She wants more women to run for political office Ms. Lawless, 32, co-author of the book, 'It Takes a Candidate: Why Women Don't Run For Office,' said the three most common reasons that women cite for not running for office are family responsibilities, doubts about their qualifications and that they haven't been specifically asked to run.Well, I'm not so sure I agree.
People don't run for office -- people of both genders -- because they have better things to do with their time, money, efforts and emotions.
People don't run for office because it is a 'sink.' And, the sink (think sink hole) is massive.
The ROI (return on investment) for a campaign is fleeting. It isn't nill. But, the return is but a fraction of what is invested into the endeavor.
As to being asked to run, I think it is more telling when there are those who ask you NOT to run. I've been asked to NOT run for office many times. And, around western PA, the really interesting conversations happen when folks are bumped from campaigns, elbowed out, discounted as being "nutso", and are given perks to bail out.
Furthermore, there are plenty of times when I've seen people beg others to run -- only to be upset later. I've asked others to run for office. I've done that a lot. I've recruited candidates. But, I've not gone to great lengths to get them to run. I won't be a beggar to get a candidate into the public limelight. And, what does that say when there are others who are asked to run by having their arm twisted -- rather than being self appointed.
You need to know what you're getting into by being a candidate. Think it through. Think it through with others. Ask questions. I'll visit with you. But make your own decisions. And, make your own decisions to not run as well.
You can run to a problem. You can run from a problem. Or, you can stand and face the problem. Or, stand and face other directions. Life isn't generally an "ON" vs. "OFF" decision as there is a third option of "NEITHER."
I've got better things to do in life as well. But sure, I can stand from office, but at the same time I can do part of it from New Zealand.
Another huge problem as to why people don't run for office -- men and women -- is the media. In Pittsburgh, the media is a big, big problem. The is little trust there.
I feel that more people would get interested in running for office if there was more trust in the fourth estate. I'm talking about the local newspapers, radio shows, TV shows and bloggers (all new media) could be counted upon and trusted.
In other cities, with better media trust, the coverage is such that opportunities are presented to candidates to get their messages out to the people. With the universal understanding of better media dealings comes the associated opportunities of getting better candidates to enter the process.
We have people winning Pittsburgh elections who do NOT have web sites, could NOT build a web site, and can't get media coverage. They are flying under the radar, by design. They rely upon a few key alliances.
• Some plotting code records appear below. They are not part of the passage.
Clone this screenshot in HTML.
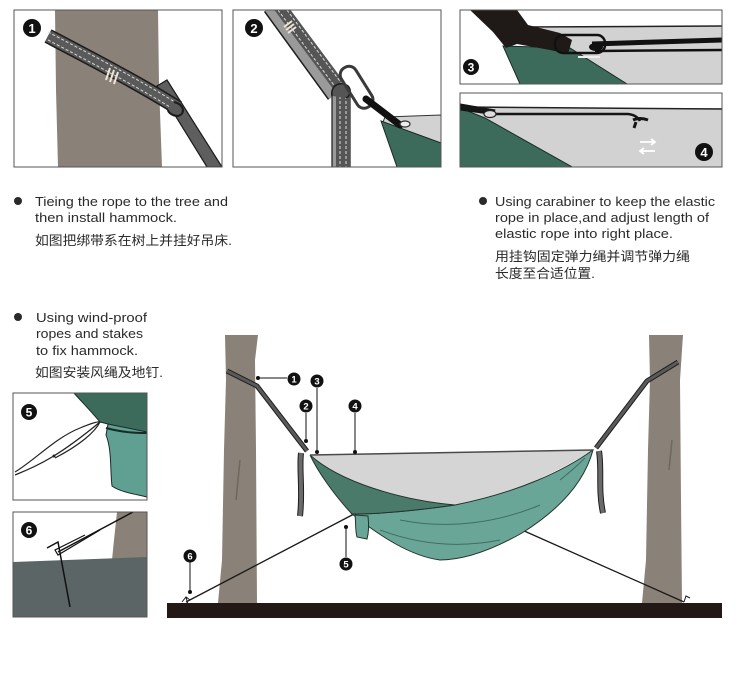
<!DOCTYPE html>
<html><head><meta charset="utf-8"><style>
html,body{margin:0;padding:0;background:#fff;}
svg{display:block;}
text{font-family:"Liberation Sans","Noto Sans CJK SC",sans-serif;}
</style></head><body>
<svg width="743" height="686" viewBox="0 0 743 686" xmlns="http://www.w3.org/2000/svg">
<defs>
<clipPath id="c1"><rect x="14" y="10" width="208" height="157"/></clipPath>
<clipPath id="c2"><rect x="233" y="10" width="208" height="157"/></clipPath>
<clipPath id="c3"><rect x="460" y="10" width="262" height="74"/></clipPath>
<clipPath id="c4"><rect x="460" y="93" width="262" height="74"/></clipPath>
<clipPath id="c5"><rect x="13" y="393" width="134" height="107"/></clipPath>
<clipPath id="c6"><rect x="13" y="512" width="134" height="105"/></clipPath>
</defs>
<rect width="743" height="686" fill="#fff"/>

<!-- Panel 1 -->
<g clip-path="url(#c1)">
<polygon points="55,10 158,10 159,85 162,167 58,167 56,90" fill="#8a8178"/>
<polygon points="157,86 167,80 222,167 207,167" fill="#5e5e5e" stroke="#1a1a1a" stroke-width="1.2"/>
<path d="M48,36 C90,58 140,84 178,108" stroke="#1c1c1c" stroke-width="15" fill="none"/>
<path d="M48,36 C90,58 140,84 178,108" stroke="#5a5a5a" stroke-width="12" fill="none"/>
<path d="M48,32 C90,54 140,80 178,104" stroke="#d8d8d8" stroke-width="1" stroke-dasharray="3,2" fill="none"/>
<path d="M48,40 C90,62 140,88 178,112" stroke="#d8d8d8" stroke-width="1" stroke-dasharray="3,2" fill="none"/>
<path d="M174,102 C184,104 186,114 178,116 C172,116 168,112 168,110" stroke="#1c1c1c" stroke-width="2" fill="#5a5a5a"/>
<g stroke="#eee5d8" stroke-width="2"><line x1="106" y1="80" x2="110" y2="68"/><line x1="110" y1="82" x2="114" y2="70"/><line x1="114" y1="84" x2="118" y2="72"/></g>
</g>
<rect x="14" y="10" width="208" height="157" fill="none" stroke="#555" stroke-width="1"/>
<circle cx="32" cy="28" r="9" fill="#111"/><text x="32" y="33" font-size="13" font-weight="bold" fill="#fff" text-anchor="middle">1</text>

<!-- Panel 2 -->
<g clip-path="url(#c2)">
<polygon points="385,117 441,115 441,143 383,122" fill="#d2d2d2" stroke="#333" stroke-width="1"/>
<polygon points="381,121 441,143 441,167 397,167" fill="#3d6b5b" stroke="#1a2a25" stroke-width="1"/>
<path d="M272,6 L336,94" stroke="#1c1c1c" stroke-width="20" fill="none"/>
<path d="M272,6 L336,94" stroke="#9a9a9a" stroke-width="17" fill="none"/>
<path d="M278,4 L342,90" stroke="#555" stroke-width="13" fill="none"/>
<path d="M275,6 L339,92" stroke="#ddd" stroke-width="1" stroke-dasharray="3,2" fill="none"/>
<path d="M281,2 L345,88" stroke="#ddd" stroke-width="1" stroke-dasharray="3,2" fill="none"/>
<g stroke="#eee5d8" stroke-width="2"><line x1="284" y1="27" x2="292" y2="21"/><line x1="286" y1="30" x2="294" y2="24"/><line x1="288" y1="33" x2="296" y2="27"/></g>
<rect x="332" y="94" width="18" height="78" fill="#9a9a9a" stroke="#1c1c1c" stroke-width="1.2"/>
<rect x="336" y="94" width="14" height="78" fill="#555"/>
<line x1="340" y1="96" x2="340" y2="167" stroke="#ddd" stroke-width="1" stroke-dasharray="3,2"/>
<line x1="346" y1="96" x2="346" y2="167" stroke="#ddd" stroke-width="1" stroke-dasharray="3,2"/>
<path d="M332,96 C330,86 340,80 348,86 C352,90 350,96 346,98" stroke="#1c1c1c" stroke-width="1.5" fill="#555"/>
<rect x="348" y="64" width="17" height="46" rx="8" fill="none" stroke="#3a3a3a" stroke-width="3" transform="rotate(-32 357 87)"/>
<path d="M366,99 L400,125" stroke="#111" stroke-width="7" stroke-linecap="round"/>
<ellipse cx="405" cy="124" rx="5" ry="3" fill="#eee" stroke="#333" stroke-width="1.2"/>
</g>
<rect x="233" y="10" width="208" height="157" fill="none" stroke="#555" stroke-width="1"/>
<circle cx="254" cy="28" r="9" fill="#111"/><text x="254" y="33" font-size="13" font-weight="bold" fill="#fff" text-anchor="middle">2</text>

<!-- Panel 3 -->
<g clip-path="url(#c3)">
<polygon points="527,28 722,26 722,84 627,84 560,45" fill="#d2d2d2"/>
<line x1="527" y1="27" x2="722" y2="26" stroke="#222" stroke-width="1.5"/>
<polygon points="503,46 570,48 627,84 520,84" fill="#3d6b5b" stroke="#1a2a25" stroke-width="1"/>
<polygon points="470,10 517,10 528,25 560,33 572,40 568,54 550,50 517,44 506,48 493,32" fill="#1f1a17"/>
<path d="M592,44 L722,40" stroke="#111" stroke-width="5"/>
<path d="M595,51 L722,50" stroke="#111" stroke-width="2.5"/>
<rect x="555" y="35" width="50" height="18" rx="8" fill="none" stroke="#111" stroke-width="2.5"/>
<path d="M578,57 L600,57" stroke="#eee" stroke-width="2"/>
<ellipse cx="596" cy="47" rx="7" ry="4" fill="#111"/>
</g>
<rect x="460" y="10" width="262" height="74" fill="none" stroke="#555" stroke-width="1"/>
<circle cx="471" cy="67" r="8" fill="#111"/><text x="471" y="71.5" font-size="12" font-weight="bold" fill="#fff" text-anchor="middle">3</text>

<!-- Panel 4 -->
<g clip-path="url(#c4)">
<rect x="460" y="108" width="262" height="60" fill="#d2d2d2"/>
<line x1="460" y1="107" x2="722" y2="109" stroke="#222" stroke-width="1.5"/>
<polygon points="460,108 485,118 574,168 460,168" fill="#3d6b5b" stroke="#1a2a25" stroke-width="1"/>
<path d="M458,109 L495,114 L628,114 Q637,115 640,121" stroke="#151515" stroke-width="2.5" fill="none"/>
<path d="M460,106 L495,112" stroke="#151515" stroke-width="5"/>
<ellipse cx="490" cy="114" rx="6" ry="3.5" fill="#ddd" stroke="#222" stroke-width="1.2"/>
<path d="M633,120 Q640,117 648,120 M636,122 L634,128" stroke="#151515" stroke-width="3" fill="none"/>
<g stroke="#fff" stroke-width="1.8" fill="none">
<line x1="640" y1="142" x2="655" y2="142"/><polyline points="651,139 655,142 651,145"/>
<line x1="640" y1="151" x2="655" y2="151"/><polyline points="644,148 640,151 644,154"/>
</g>
</g>
<rect x="460" y="93" width="262" height="74" fill="none" stroke="#555" stroke-width="1"/>
<circle cx="704" cy="152" r="9" fill="#111"/><text x="704" y="157" font-size="13" font-weight="bold" fill="#fff" text-anchor="middle">4</text>

<!-- Panel 5 -->
<g clip-path="url(#c5)">
<path d="M74,393 L147,393 L147,434 C130,430 112,425 100,422 C90,410 80,400 74,393 Z" fill="#3d6b5b" stroke="#1a2a25" stroke-width="1"/>
<path d="M108,424 L147,432 L147,497 C135,494 120,492 112,486 C110,470 112,450 106,435 Z" fill="#5fa093" stroke="#1a2a25" stroke-width="1"/>
<path d="M106,428 C125,433 138,433 147,433" stroke="#1a2a25" stroke-width="2" fill="none"/>
<path d="M15,475 C40,465 60,455 100,422" stroke="#222" stroke-width="1.3" fill="none"/>
<path d="M15,472 C35,460 55,438 80,428 C90,424 98,421 100,422 C95,432 80,445 55,458" stroke="#222" stroke-width="1.2" fill="none"/>
<circle cx="54" cy="456" r="1.5" fill="#222"/>
</g>
<rect x="13" y="393" width="134" height="107" fill="none" stroke="#555" stroke-width="1"/>
<circle cx="29" cy="412" r="8" fill="#111"/><text x="29" y="416.5" font-size="12" font-weight="bold" fill="#fff" text-anchor="middle">5</text>

<!-- Panel 6 -->
<g clip-path="url(#c6)">
<polygon points="117,512 147,512 147,558 112,560 114,540" fill="#8a8178"/>
<polygon points="13,562 147,557 147,617 13,617" fill="#5b6566"/>
<path d="M133,512 L58,552" stroke="#111" stroke-width="1.5"/>
<path d="M100,530 L58,555 L55,550 L85,535" stroke="#111" stroke-width="1.2" fill="none"/>
<path d="M47,548 L58,542 L70,607" stroke="#111" stroke-width="1.5" fill="none"/>
</g>
<rect x="13" y="512" width="134" height="105" fill="none" stroke="#555" stroke-width="1"/>
<circle cx="29" cy="530" r="8" fill="#111"/><text x="29" y="534.5" font-size="12" font-weight="bold" fill="#fff" text-anchor="middle">6</text>

<!-- Main scene -->
<polygon points="225,335 258,335 255,360 256,450 257,603 218,603 222,560 224,450 226,380" fill="#8a8178"/>
<polygon points="649,335 683,335 680,380 681,500 682,603 642,603 646,560 648,450 650,380" fill="#8a8178"/>
<path d="M240,460 L236,500 M672,440 L669,470" stroke="#6f6760" stroke-width="1.5"/>

<rect x="167" y="603" width="555" height="15" fill="#231815"/>

<!-- guy lines -->
<path d="M354,514 L186,602" stroke="#1a1a1a" stroke-width="1.3"/>
<path d="M522,530 L684,602" stroke="#1a1a1a" stroke-width="1.3"/>
<path d="M182,602 L186,597 L190,600 M186,597 L188,605" stroke="#1a1a1a" stroke-width="1" fill="none"/>
<path d="M684,602 L686,596 L690,598" stroke="#1a1a1a" stroke-width="1" fill="none"/>

<!-- straps -->
<path d="M227,371 L257,386 L307,451" stroke="#1e1e1e" stroke-width="5" fill="none" stroke-linejoin="round"/>
<path d="M227,371 L257,386 L307,451" stroke="#5a5a5a" stroke-width="3" fill="none" stroke-linejoin="round"/>
<path d="M301,453 C299,470 303,490 300,516" stroke="#1e1e1e" stroke-width="6" fill="none"/>
<path d="M301,453 C299,470 303,490 300,516" stroke="#6a6a6a" stroke-width="4" fill="none"/>
<path d="M678,362 L647,381 L596,448" stroke="#1e1e1e" stroke-width="5" fill="none" stroke-linejoin="round"/>
<path d="M678,362 L647,381 L596,448" stroke="#5a5a5a" stroke-width="3" fill="none" stroke-linejoin="round"/>
<path d="M599,451 C602,470 598,490 603,513" stroke="#1e1e1e" stroke-width="6" fill="none"/>
<path d="M599,451 C602,470 598,490 603,513" stroke="#6a6a6a" stroke-width="4" fill="none"/>

<!-- hammock -->
<path d="M310,455 L593,450 C560,470 520,492 455,505 C400,500 340,482 310,455 Z" fill="#d5d5d5"/>
<path d="M455,505 C520,492 565,470 593,450 C585,480 562,508 522,533 C492,550 465,560 440,560 C410,556 380,536 352,514 C380,514 420,510 455,505 Z" fill="#6aa697" stroke="#24332e" stroke-width="1"/>
<path d="M310,455 C340,482 400,500 455,505 C420,510 385,514 352,514 C335,496 318,472 310,455 Z" fill="#4a7b6a" stroke="#24332e" stroke-width="1"/>
<path d="M380,530 C420,545 460,548 500,540 M400,520 C450,530 500,522 540,505 M560,480 C570,472 578,465 585,458" stroke="#3f6d60" stroke-width="1" fill="none"/>
<path d="M355,515 L368,516 C369,525 369,532 367,539 L357,537 C355,530 356,522 355,515 Z" fill="#6aa697" stroke="#24332e" stroke-width="1"/>
<line x1="310" y1="455" x2="593" y2="450" stroke="#4a4a4a" stroke-width="1.5"/>

<!-- labels -->
<g fill="#111" stroke="#111">
<line x1="258" y1="378" x2="287" y2="378" stroke-width="1"/><circle cx="258" cy="378" r="1.5"/>
<line x1="317" y1="388" x2="317" y2="452" stroke-width="1"/><circle cx="317" cy="452" r="1.5"/>
<line x1="306" y1="413" x2="306" y2="441" stroke-width="1"/><circle cx="306" cy="441" r="1.5"/>
<line x1="355" y1="413" x2="355" y2="452" stroke-width="1"/><circle cx="355" cy="452" r="1.5"/>
<line x1="346" y1="527" x2="346" y2="557" stroke-width="1"/><circle cx="346" cy="527" r="1.5"/>
<line x1="190" y1="562" x2="190" y2="592" stroke-width="1"/><circle cx="190" cy="592" r="1.5"/>
</g>
<g fill="#111">
<circle cx="294" cy="379" r="6.5"/><circle cx="317" cy="381" r="6.5"/><circle cx="306" cy="406" r="6.5"/>
<circle cx="355" cy="406" r="6.5"/><circle cx="346" cy="564" r="6.5"/><circle cx="190" cy="556" r="6.5"/>
</g>
<g fill="#fff" font-size="9.5" font-weight="bold" text-anchor="middle">
<text x="294" y="382.5">1</text><text x="317" y="384.5">3</text><text x="306" y="409.5">2</text>
<text x="355" y="409.5">4</text><text x="346" y="567.5">5</text><text x="190" y="559.5">6</text>
</g>

<!-- text -->
<g fill="#2a2a2a">
<circle cx="18" cy="201" r="4"/><circle cx="18" cy="317" r="4"/><circle cx="483" cy="201" r="4"/>
</g>
<g fill="#2a2a2a" font-size="13">
<text x="35" y="206" textLength="193" lengthAdjust="spacingAndGlyphs">Tieing the rope to the tree and</text>
<text x="35" y="222" textLength="142" lengthAdjust="spacingAndGlyphs">then install hammock.</text>
<text x="35" y="245" textLength="197" lengthAdjust="spacingAndGlyphs">如图把绑带系在树上并挂好吊床.</text>
<text x="36" y="322" textLength="111" lengthAdjust="spacingAndGlyphs">Using wind-proof</text>
<text x="36" y="338" textLength="107" lengthAdjust="spacingAndGlyphs">ropes and stakes</text>
<text x="36" y="355" textLength="102" lengthAdjust="spacingAndGlyphs">to fix hammock.</text>
<text x="35" y="377" textLength="128" lengthAdjust="spacingAndGlyphs">如图安装风绳及地钉.</text>
<text x="495" y="206" textLength="220" lengthAdjust="spacingAndGlyphs">Using carabiner to keep the elastic</text>
<text x="495" y="222" textLength="214" lengthAdjust="spacingAndGlyphs">rope in place,and adjust length of</text>
<text x="495" y="238" textLength="178" lengthAdjust="spacingAndGlyphs">elastic rope into right place.</text>
<text x="495" y="261" textLength="195" lengthAdjust="spacingAndGlyphs">用挂钩固定弹力绳并调节弹力绳</text>
<text x="495" y="278" textLength="100" lengthAdjust="spacingAndGlyphs">长度至合适位置.</text>
</g>
</svg>
</body></html>
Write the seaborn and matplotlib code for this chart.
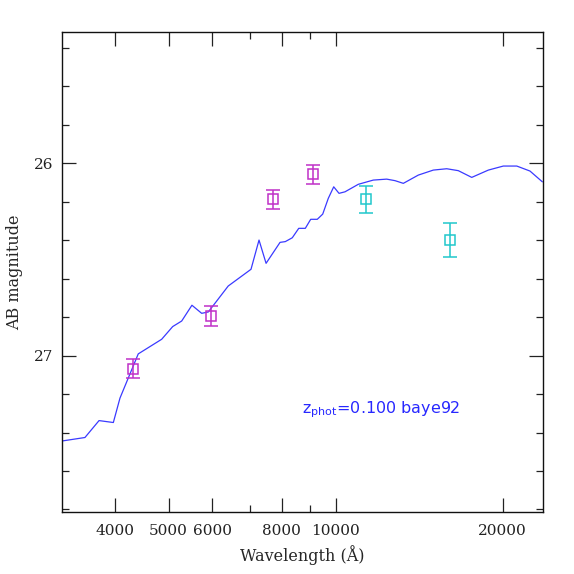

They run under a party banner and can thrive when there are little hopes of being exposed. This angle of attack for candidates and campaigns is alive and well in Pittsburgh, sadly. They don't have a story to tell. They don't have solutions to deliver. And, they don't have the skills and tools to bring to the job at hand.
Our political landscape in Pittsburgh isn't healthy in terms of its coverage of candidates and campaigns. Hence, we have what we have -- too often. This is the same concept that frustrated Bill Peduto. He pulled out -- because of this very reason.
Furthermore, DeSantis can run, because of this very reason.
This needs to be fixed, and our best hope is to fix it ourselves with a 'surge' in online communications. Bloggers have done a great deal to help in these areas in recent times. But, there is still a lot to do.
Of interest in the article is the mention of children. Humm. Only three men mentioned "it" -- in surveys of thousands of men and women running for office. That is a telling fact that doesn't fit with my situation. I'm a man but I'm talking about children, kids, the youth and the future -- all the time. I don't ONLY talk about my kids and our kids -- but it is a pressing theme for justification of my acts and what I'm about.
A big part of the reasoning for my decisions to stand for office is children. I want our world and our city to thrive so our kids can enjoy opportunities here and be free to make their own lives for themselves without departing the region.
The comes the end of the story. The "punch line."
B.S. Talk about holding up to an unrealistic bar is followed with an unrealistic statement.
"Any man will run for office, but women hold themselves up to an unrealistic bar," she said. "When women run, women win."
How about this instead. "We all win when women run." Or better, "We all win when good people become candidates more often." Or better said for Pittsburgh, "We all lose when nobody runs because nobody gets coverage."